→ **Requirement**
How many lines in the records below contain the word "that"? Answer with the number alone.

→ **Material for this exercise**

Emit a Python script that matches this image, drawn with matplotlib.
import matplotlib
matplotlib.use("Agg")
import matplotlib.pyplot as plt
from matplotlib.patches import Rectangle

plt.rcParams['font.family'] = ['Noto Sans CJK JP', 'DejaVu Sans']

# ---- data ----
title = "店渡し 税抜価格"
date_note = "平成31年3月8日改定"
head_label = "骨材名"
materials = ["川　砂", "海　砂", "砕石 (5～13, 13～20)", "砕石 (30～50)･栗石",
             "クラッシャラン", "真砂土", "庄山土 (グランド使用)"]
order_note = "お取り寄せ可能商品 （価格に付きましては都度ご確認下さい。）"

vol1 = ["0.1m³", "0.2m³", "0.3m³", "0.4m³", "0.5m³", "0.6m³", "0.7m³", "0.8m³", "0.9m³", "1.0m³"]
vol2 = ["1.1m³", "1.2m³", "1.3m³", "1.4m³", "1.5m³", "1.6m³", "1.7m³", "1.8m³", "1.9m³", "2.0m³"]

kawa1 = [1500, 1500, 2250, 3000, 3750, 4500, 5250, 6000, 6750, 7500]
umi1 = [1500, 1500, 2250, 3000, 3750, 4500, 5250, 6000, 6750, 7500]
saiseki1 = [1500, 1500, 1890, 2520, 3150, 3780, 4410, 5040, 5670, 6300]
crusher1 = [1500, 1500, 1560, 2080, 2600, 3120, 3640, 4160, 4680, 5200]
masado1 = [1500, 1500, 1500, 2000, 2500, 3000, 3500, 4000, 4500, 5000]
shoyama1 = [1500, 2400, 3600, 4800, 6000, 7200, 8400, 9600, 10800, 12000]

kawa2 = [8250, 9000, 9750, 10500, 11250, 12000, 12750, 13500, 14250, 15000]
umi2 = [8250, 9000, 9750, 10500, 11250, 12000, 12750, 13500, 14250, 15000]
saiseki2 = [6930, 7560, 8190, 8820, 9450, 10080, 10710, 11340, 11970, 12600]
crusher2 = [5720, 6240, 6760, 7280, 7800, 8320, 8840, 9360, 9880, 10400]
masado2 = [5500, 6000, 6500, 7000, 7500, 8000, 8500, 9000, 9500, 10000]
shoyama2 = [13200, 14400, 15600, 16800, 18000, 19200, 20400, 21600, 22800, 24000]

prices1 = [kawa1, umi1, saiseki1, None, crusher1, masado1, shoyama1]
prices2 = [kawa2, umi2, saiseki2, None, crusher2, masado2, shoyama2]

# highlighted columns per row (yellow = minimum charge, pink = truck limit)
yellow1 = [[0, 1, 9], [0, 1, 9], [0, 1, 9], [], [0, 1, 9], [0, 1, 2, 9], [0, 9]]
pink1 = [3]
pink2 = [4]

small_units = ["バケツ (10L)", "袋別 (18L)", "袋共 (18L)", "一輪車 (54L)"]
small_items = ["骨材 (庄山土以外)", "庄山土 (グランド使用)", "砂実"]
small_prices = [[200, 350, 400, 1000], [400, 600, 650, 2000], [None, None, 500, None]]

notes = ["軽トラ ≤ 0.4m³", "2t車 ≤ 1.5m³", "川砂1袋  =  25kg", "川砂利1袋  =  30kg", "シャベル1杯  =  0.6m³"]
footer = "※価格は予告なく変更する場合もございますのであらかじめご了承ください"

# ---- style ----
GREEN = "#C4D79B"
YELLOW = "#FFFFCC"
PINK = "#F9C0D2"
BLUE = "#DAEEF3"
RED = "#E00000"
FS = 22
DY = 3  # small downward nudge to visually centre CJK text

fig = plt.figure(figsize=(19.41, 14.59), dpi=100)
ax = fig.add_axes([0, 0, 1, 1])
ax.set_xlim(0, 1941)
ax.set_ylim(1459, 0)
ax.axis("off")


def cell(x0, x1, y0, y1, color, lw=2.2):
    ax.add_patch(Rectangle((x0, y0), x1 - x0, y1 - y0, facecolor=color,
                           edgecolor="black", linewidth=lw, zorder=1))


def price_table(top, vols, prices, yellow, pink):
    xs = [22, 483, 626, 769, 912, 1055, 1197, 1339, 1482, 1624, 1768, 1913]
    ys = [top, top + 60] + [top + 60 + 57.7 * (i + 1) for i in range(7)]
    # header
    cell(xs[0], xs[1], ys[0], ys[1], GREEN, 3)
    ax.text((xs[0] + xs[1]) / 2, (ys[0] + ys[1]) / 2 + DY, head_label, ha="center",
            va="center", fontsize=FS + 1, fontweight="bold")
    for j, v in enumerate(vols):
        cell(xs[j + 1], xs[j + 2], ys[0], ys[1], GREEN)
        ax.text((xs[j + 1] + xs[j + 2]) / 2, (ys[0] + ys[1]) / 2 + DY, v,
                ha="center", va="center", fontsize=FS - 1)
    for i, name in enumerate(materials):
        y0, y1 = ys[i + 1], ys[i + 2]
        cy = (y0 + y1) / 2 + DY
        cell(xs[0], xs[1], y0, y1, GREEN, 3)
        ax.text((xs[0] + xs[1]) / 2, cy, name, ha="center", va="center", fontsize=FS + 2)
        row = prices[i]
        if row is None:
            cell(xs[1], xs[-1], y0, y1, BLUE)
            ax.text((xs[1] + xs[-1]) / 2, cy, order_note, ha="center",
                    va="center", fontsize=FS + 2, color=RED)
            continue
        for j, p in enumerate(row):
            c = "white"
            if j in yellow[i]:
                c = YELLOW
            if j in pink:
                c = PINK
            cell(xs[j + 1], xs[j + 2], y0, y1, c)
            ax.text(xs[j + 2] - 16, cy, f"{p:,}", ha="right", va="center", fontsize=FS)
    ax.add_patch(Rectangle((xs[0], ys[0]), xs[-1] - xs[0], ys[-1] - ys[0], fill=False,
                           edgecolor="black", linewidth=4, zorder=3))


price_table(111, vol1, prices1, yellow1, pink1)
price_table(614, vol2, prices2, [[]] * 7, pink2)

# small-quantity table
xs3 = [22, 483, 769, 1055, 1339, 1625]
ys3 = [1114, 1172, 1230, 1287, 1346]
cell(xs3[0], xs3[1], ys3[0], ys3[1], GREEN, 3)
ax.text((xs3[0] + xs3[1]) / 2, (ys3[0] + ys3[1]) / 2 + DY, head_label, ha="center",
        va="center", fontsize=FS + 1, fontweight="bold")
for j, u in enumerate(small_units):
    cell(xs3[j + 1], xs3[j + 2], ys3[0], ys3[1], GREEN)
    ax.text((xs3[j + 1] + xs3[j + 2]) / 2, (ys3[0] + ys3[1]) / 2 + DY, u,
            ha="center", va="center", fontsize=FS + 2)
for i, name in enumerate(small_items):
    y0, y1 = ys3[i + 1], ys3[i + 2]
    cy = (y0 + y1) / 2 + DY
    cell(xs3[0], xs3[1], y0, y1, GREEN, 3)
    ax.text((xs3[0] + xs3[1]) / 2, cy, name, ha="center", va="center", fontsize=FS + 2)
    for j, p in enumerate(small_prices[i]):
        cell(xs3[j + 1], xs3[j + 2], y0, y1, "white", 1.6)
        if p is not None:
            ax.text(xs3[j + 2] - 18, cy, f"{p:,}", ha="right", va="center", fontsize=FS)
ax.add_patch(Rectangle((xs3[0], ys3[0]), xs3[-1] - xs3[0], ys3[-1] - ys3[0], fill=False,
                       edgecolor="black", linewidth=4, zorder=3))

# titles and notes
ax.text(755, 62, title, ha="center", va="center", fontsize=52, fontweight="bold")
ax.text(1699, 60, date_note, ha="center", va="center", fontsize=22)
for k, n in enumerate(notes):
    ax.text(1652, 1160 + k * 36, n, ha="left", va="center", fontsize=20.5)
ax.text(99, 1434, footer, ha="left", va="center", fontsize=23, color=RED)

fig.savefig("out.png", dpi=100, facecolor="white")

--

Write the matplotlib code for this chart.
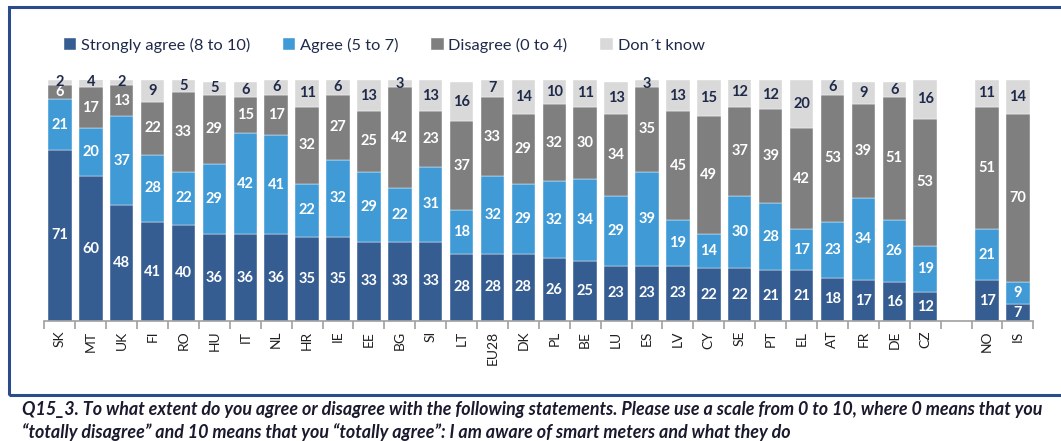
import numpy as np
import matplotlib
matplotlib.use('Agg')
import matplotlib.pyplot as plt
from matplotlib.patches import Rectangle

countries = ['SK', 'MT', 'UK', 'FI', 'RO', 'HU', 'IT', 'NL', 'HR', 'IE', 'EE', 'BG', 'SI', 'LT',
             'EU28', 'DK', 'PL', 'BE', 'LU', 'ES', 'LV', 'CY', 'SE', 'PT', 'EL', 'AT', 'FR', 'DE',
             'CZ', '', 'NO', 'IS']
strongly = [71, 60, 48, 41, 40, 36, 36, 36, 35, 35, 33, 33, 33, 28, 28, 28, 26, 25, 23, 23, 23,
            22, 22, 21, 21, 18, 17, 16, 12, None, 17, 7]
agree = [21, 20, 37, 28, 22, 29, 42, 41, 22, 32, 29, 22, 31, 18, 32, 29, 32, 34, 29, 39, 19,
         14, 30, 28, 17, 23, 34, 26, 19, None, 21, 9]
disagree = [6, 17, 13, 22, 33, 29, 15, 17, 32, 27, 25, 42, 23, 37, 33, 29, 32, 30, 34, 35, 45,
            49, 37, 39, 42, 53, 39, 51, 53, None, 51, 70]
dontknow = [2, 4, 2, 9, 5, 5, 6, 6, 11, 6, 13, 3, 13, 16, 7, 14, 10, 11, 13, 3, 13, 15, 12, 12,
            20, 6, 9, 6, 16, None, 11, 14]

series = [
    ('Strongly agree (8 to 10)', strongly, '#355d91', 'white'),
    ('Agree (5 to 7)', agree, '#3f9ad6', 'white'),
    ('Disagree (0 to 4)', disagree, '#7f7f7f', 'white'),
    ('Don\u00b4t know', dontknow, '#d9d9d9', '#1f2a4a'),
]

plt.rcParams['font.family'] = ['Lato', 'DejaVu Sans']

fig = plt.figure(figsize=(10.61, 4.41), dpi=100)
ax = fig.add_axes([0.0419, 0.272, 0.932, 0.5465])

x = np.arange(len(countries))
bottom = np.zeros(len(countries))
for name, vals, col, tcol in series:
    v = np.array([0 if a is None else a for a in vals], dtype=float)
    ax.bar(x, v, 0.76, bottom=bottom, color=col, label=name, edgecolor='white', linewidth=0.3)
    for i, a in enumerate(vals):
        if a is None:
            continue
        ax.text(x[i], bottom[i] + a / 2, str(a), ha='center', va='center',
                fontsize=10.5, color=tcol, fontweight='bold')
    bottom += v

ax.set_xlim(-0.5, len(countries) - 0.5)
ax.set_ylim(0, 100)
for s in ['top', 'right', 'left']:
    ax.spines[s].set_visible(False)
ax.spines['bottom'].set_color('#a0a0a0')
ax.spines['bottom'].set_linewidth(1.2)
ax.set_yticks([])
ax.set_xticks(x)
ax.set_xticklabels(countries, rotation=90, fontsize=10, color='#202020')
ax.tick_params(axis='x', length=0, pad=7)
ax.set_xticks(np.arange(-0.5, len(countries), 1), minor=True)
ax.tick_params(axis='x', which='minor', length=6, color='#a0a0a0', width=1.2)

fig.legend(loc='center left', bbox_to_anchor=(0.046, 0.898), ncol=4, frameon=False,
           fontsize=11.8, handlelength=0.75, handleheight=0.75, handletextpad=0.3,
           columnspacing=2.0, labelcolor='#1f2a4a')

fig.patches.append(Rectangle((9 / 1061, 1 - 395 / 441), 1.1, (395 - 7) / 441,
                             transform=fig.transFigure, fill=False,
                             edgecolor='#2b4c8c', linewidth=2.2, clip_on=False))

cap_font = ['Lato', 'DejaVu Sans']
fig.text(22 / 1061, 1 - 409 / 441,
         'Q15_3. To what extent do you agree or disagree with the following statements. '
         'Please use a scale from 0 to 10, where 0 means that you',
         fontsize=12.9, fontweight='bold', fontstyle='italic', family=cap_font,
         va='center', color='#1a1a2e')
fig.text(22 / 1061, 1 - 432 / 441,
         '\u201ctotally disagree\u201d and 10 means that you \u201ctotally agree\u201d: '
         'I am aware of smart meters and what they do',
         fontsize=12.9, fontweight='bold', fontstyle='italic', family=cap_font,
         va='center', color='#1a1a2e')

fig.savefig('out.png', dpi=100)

→ **Reply to the task**
3